Public hospital in Addis Ababa, Ethiopia

Tirunesh Beijing General Hospital (Chinese: 提露内丝-北京医院, Amharic: ጥሩነሽ ቤጂንግ አጠቃላይ ሆስፒታል) is a specialized public hospital located in Akaki Kality Sub-City Woreda 1 in Addis Ababa, Ethiopia. The hospital was constructed by the Chinese government with 80 yuan (ETB 91,924,840) grant for Phase 1 project, which was completed in November 2011. It was named after the famous Ethiopian athlete Tirunesh Dibaba, who won a medal in the 2008 Beijing Olympics.

On 5 March 2012, the hospital was inaugurated by mayor of Addis Ababa Kuma Demeksa. In 2016, the hospital began its full operation.

== History ==
Tirunesh Beijing General Hospital was constructed by the Chinese government with support of Addis Ababa City Administration. The hospital is commemorated for the renowned athlete Tirunesh Dibaba, who won medal in the 2008 Beijing Olympics. It is located in Addis Ababa City Akaki Kality Sub-City Woreda 1.

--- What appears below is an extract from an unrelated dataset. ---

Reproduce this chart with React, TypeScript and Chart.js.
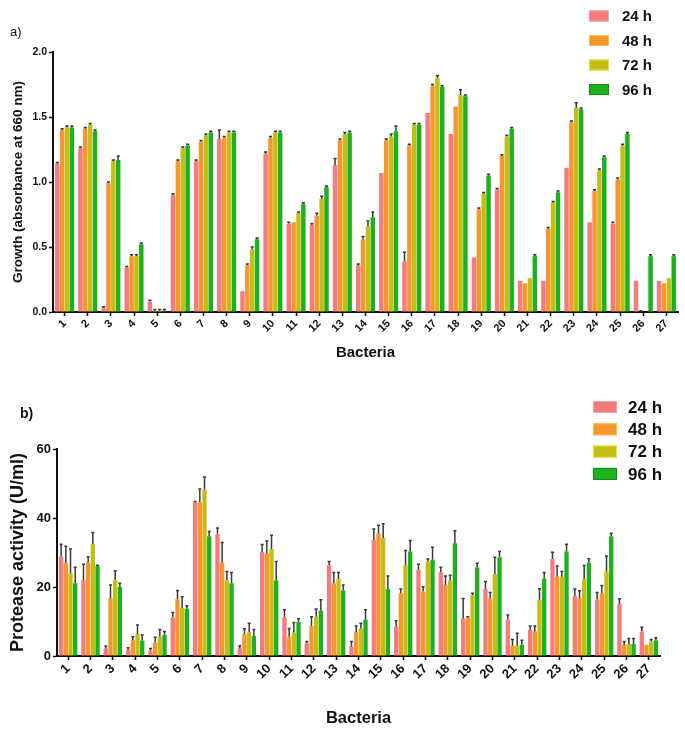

On 29 July 2009, the contract agreement for Phase 1 signed in the Ministry of Health of Ethiopia and a foundation stone laid on 6 June 2009. The project was commenced on 23 October 2009 and ended on 16 November 2011. On 5 March 2012, the hospital was inaugurated by Mayor of Addis Ababa Kuma Demeksa. The hospital began offering full operation on 4 March 2016.